Here, then, are five steps to developing a Leadership Strategy.

(1) Understand your business strategy. There are many books and courses on developing business strategies. I don’t want to re-invent this wheel. Suffice to say you should clearly develop that strategy.

(2) Identify the dream(s) of your cause leaders.

Why do I say “dreams”? Far from being fluff, dreams are the stuff that hard, measured results are made of.

Look at it this way: Leadership is motivational or it’s stumbling in the dark. The best leaders don’t order people to do a job, the best leaders motivate people to want to do the job.

The trouble is the vast majority of leaders don’t delve into the deep aspects of human motivation and so are unable to motivate people effectively.

Drill down through goals and aims and aspirations and ambitions and you hit the bedrock of motivation, the dream. Many leaders fail to take it into account.

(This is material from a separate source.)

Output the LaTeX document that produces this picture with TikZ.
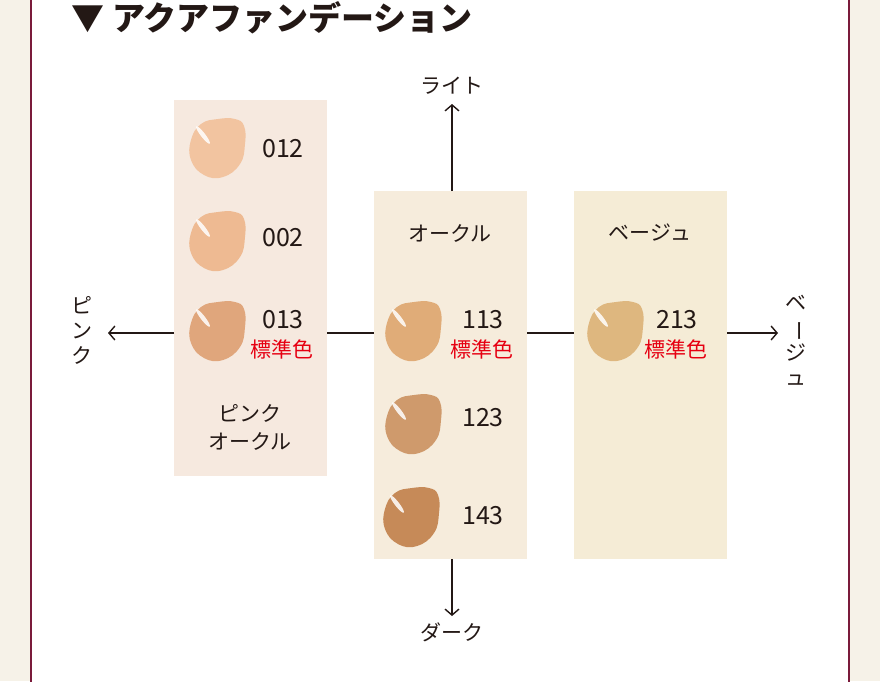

Dreams are not goals and aims. Goals are the results toward which efforts are directed. The realization of a dream might contain goals, which can be stepping stones on the way to the attaining dreams. But the attainment of a goal does not necessarily result in the attainment of a dream.

For instance, Martin Luther King did not say, “I have a goal.” Or “I have an aim.” The power of that speech was in the “I have a dream”.

Dreams are not aspirations and ambitions. Aspirations and ambitions are strong desires to achieve something. King didn’t say he had an aspiration or ambition that ” ….one day this nation will rise up and live out the true meaning of its creed: ‘We hold these truths to be self-evident, that all men are created equal.'” He said he had a dream.